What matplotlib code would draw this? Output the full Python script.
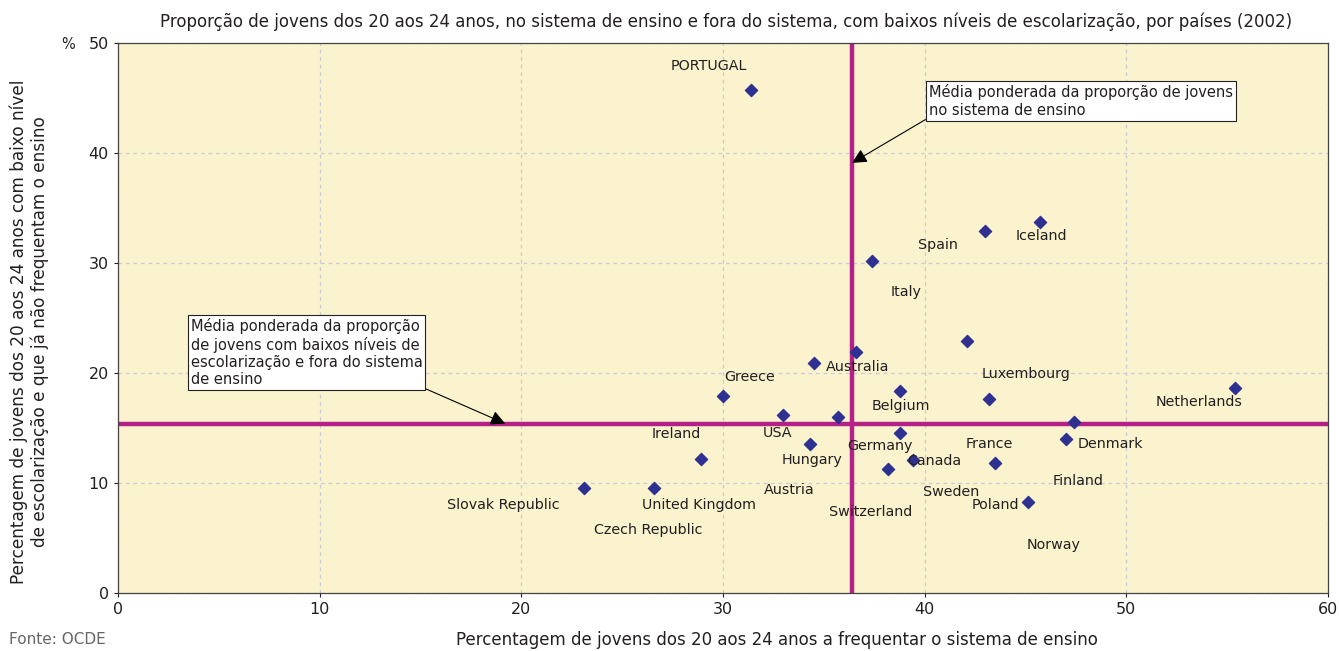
import matplotlib
matplotlib.use("Agg")
import matplotlib.pyplot as plt

# ---- data ----
countries = ["Portugal", "Iceland", "Spain", "Italy", "Luxembourg", "Australia",
             "Greece", "Belgium", "France", "Netherlands", "USA", "Austria",
             "Hungary", "Germany", "Switzerland", "Finland", "Denmark", "Ireland",
             "Canada", "Sweden", "Czech Republic", "Slovak Republic",
             "United Kingdom", "Poland"]
in_education = [31.4, 45.7, 43.0, 37.4, 42.1, 36.6, 30.0, 38.8, 43.2, 55.4, 33.0, 34.5,
                34.3, 38.8, 35.7, 47.4, 47.0, 28.9, 39.4, 43.5, 38.2, 23.1, 26.6, 45.1]
low_attain_out = [45.7, 33.7, 32.9, 30.2, 22.9, 21.9, 17.9, 18.4, 17.6, 18.6, 16.2, 20.9,
                  13.5, 14.5, 16.0, 15.5, 14.0, 12.2, 12.1, 11.8, 11.3, 9.5, 9.5, 8.3]
mean_in_education = 36.4
mean_low_attain = 15.4

label_names = ["PORTUGAL", "Iceland", "Spain", "Italy", "Luxembourg", "Australia", "Greece",
               "Belgium", "Netherlands", "USA", "Ireland", "Germany", "France", "Denmark",
               "Hungary", "Canada", "Austria", "Sweden", "Finland", "Slovak Republic",
               "United Kingdom", "Poland", "Czech Republic", "Switzerland", "Norway"]
label_x = [29.3, 45.8, 40.65, 39.1, 45.0, 36.65, 31.3, 38.8, 53.6, 32.7, 27.7, 37.8, 43.2,
           49.2, 34.4, 40.5, 33.3, 41.3, 47.6, 19.1, 28.8, 43.5, 26.3, 37.3, 46.4]
label_y = [47.9, 32.45, 31.6, 27.4, 19.9, 20.55, 19.6, 17.0, 17.4, 14.55, 14.45, 13.4, 13.55,
           13.55, 12.1, 12.0, 9.4, 9.2, 10.2, 8.0, 8.0, 8.0, 5.75, 7.4, 4.4]

title = "Proporção de jovens dos 20 aos 24 anos, no sistema de ensino e fora do sistema, com baixos níveis de escolarização, por países (2002)"
xlabel = "Percentagem de jovens dos 20 aos 24 anos a frequentar o sistema de ensino"
ylabel = "Percentagem de jovens dos 20 aos 24 anos com baixo nível\nde escolarização e que já não frequentam o ensino"
note_v = "Média ponderada da proporção de jovens\nno sistema de ensino"
note_h = "Média ponderada da proporção\nde jovens com baixos níveis de\nescolarização e fora do sistema\nde ensino"

plt.rcParams['font.family'] = ['DejaVu Sans']
text_col = "#231f20"
fig = plt.figure(figsize=(13.39, 6.51), dpi=100)
ax = fig.add_axes([0.0881, 0.0891, 0.9037, 0.8449])
ax.set_facecolor("#faf3cd")
ax.set_xlim(0, 60)
ax.set_ylim(0, 50)
ax.set_xticks(range(0, 61, 10))
ax.set_yticks(range(0, 51, 10))
ax.grid(True, linestyle=(0, (3, 3)), color="#c9cbd6", linewidth=0.9)
ax.set_axisbelow(True)
for s in ax.spines.values():
    s.set_color("#444444")
    s.set_linewidth(0.9)
ax.tick_params(labelsize=11.5, colors=text_col, length=3)

ax.axvline(mean_in_education, color="#b51f8a", lw=3.2, zorder=2)
ax.axhline(mean_low_attain, color="#b51f8a", lw=3.2, zorder=2)

ax.scatter(in_education, low_attain_out, marker="D", s=38, color="#2e3192", zorder=4)

for n, lx, ly in zip(label_names, label_x, label_y):
    ax.text(lx, ly, n, ha="center", va="center", fontsize=10.3, color=text_col, zorder=5)

ax.annotate(note_v, xy=(mean_in_education, 39.1), xytext=(40.2, 46.3), textcoords="data",
            ha="left", va="top", fontsize=10.5, color=text_col, linespacing=1.25,
            bbox=dict(boxstyle="square,pad=0.2", fc="white", ec="#222222", lw=0.8),
            arrowprops=dict(arrowstyle="-|>", color="black", lw=0.8, mutation_scale=22,
                            shrinkA=0, shrinkB=0, relpos=(0, 0)), zorder=6)
ax.annotate(note_h, xy=(19.2, mean_low_attain), xytext=(3.6, 25.0), textcoords="data",
            ha="left", va="top", fontsize=10.5, color=text_col, linespacing=1.2,
            bbox=dict(boxstyle="square,pad=0.2", fc="white", ec="#222222", lw=0.8),
            arrowprops=dict(arrowstyle="-|>", color="black", lw=0.8, mutation_scale=22,
                            shrinkA=0, shrinkB=0, relpos=(1, 0)), zorder=6)

fig.text(0.542, 0.967, title, ha="center", va="center", fontsize=12, color=text_col)
fig.text(0.58, 0.017, xlabel, ha="center", va="center", fontsize=12, color=text_col)
fig.text(0.022, 0.49, ylabel, ha="center", va="center", rotation=90, fontsize=12.2,
         color=text_col, linespacing=1.15)
fig.text(0.051, 0.932, "%", ha="center", va="center", fontsize=10.5, color=text_col)
fig.text(0.007, 0.017, "Fonte: OCDE", ha="left", va="center", fontsize=11, color="#666666")

fig.savefig("out.png", dpi=100)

┄┄┄┄┄┄┄┄┄┄

### Task to carry out:
Write out again, exactly, the lines from the start of the listing up to the line containing "5.75, 7.4, 4.4]", with both ends and without pictures.

### Problem solution:
What matplotlib code would draw this? Output the full Python script.
import matplotlib
matplotlib.use("Agg")
import matplotlib.pyplot as plt

# ---- data ----
countries = ["Portugal", "Iceland", "Spain", "Italy", "Luxembourg", "Australia",
             "Greece", "Belgium", "France", "Netherlands", "USA", "Austria",
             "Hungary", "Germany", "Switzerland", "Finland", "Denmark", "Ireland",
             "Canada", "Sweden", "Czech Republic", "Slovak Republic",
             "United Kingdom", "Poland"]
in_education = [31.4, 45.7, 43.0, 37.4, 42.1, 36.6, 30.0, 38.8, 43.2, 55.4, 33.0, 34.5,
                34.3, 38.8, 35.7, 47.4, 47.0, 28.9, 39.4, 43.5, 38.2, 23.1, 26.6, 45.1]
low_attain_out = [45.7, 33.7, 32.9, 30.2, 22.9, 21.9, 17.9, 18.4, 17.6, 18.6, 16.2, 20.9,
                  13.5, 14.5, 16.0, 15.5, 14.0, 12.2, 12.1, 11.8, 11.3, 9.5, 9.5, 8.3]
mean_in_education = 36.4
mean_low_attain = 15.4

label_names = ["PORTUGAL", "Iceland", "Spain", "Italy", "Luxembourg", "Australia", "Greece",
               "Belgium", "Netherlands", "USA", "Ireland", "Germany", "France", "Denmark",
               "Hungary", "Canada", "Austria", "Sweden", "Finland", "Slovak Republic",
               "United Kingdom", "Poland", "Czech Republic", "Switzerland", "Norway"]
label_x = [29.3, 45.8, 40.65, 39.1, 45.0, 36.65, 31.3, 38.8, 53.6, 32.7, 27.7, 37.8, 43.2,
           49.2, 34.4, 40.5, 33.3, 41.3, 47.6, 19.1, 28.8, 43.5, 26.3, 37.3, 46.4]
label_y = [47.9, 32.45, 31.6, 27.4, 19.9, 20.55, 19.6, 17.0, 17.4, 14.55, 14.45, 13.4, 13.55,
           13.55, 12.1, 12.0, 9.4, 9.2, 10.2, 8.0, 8.0, 8.0, 5.75, 7.4, 4.4]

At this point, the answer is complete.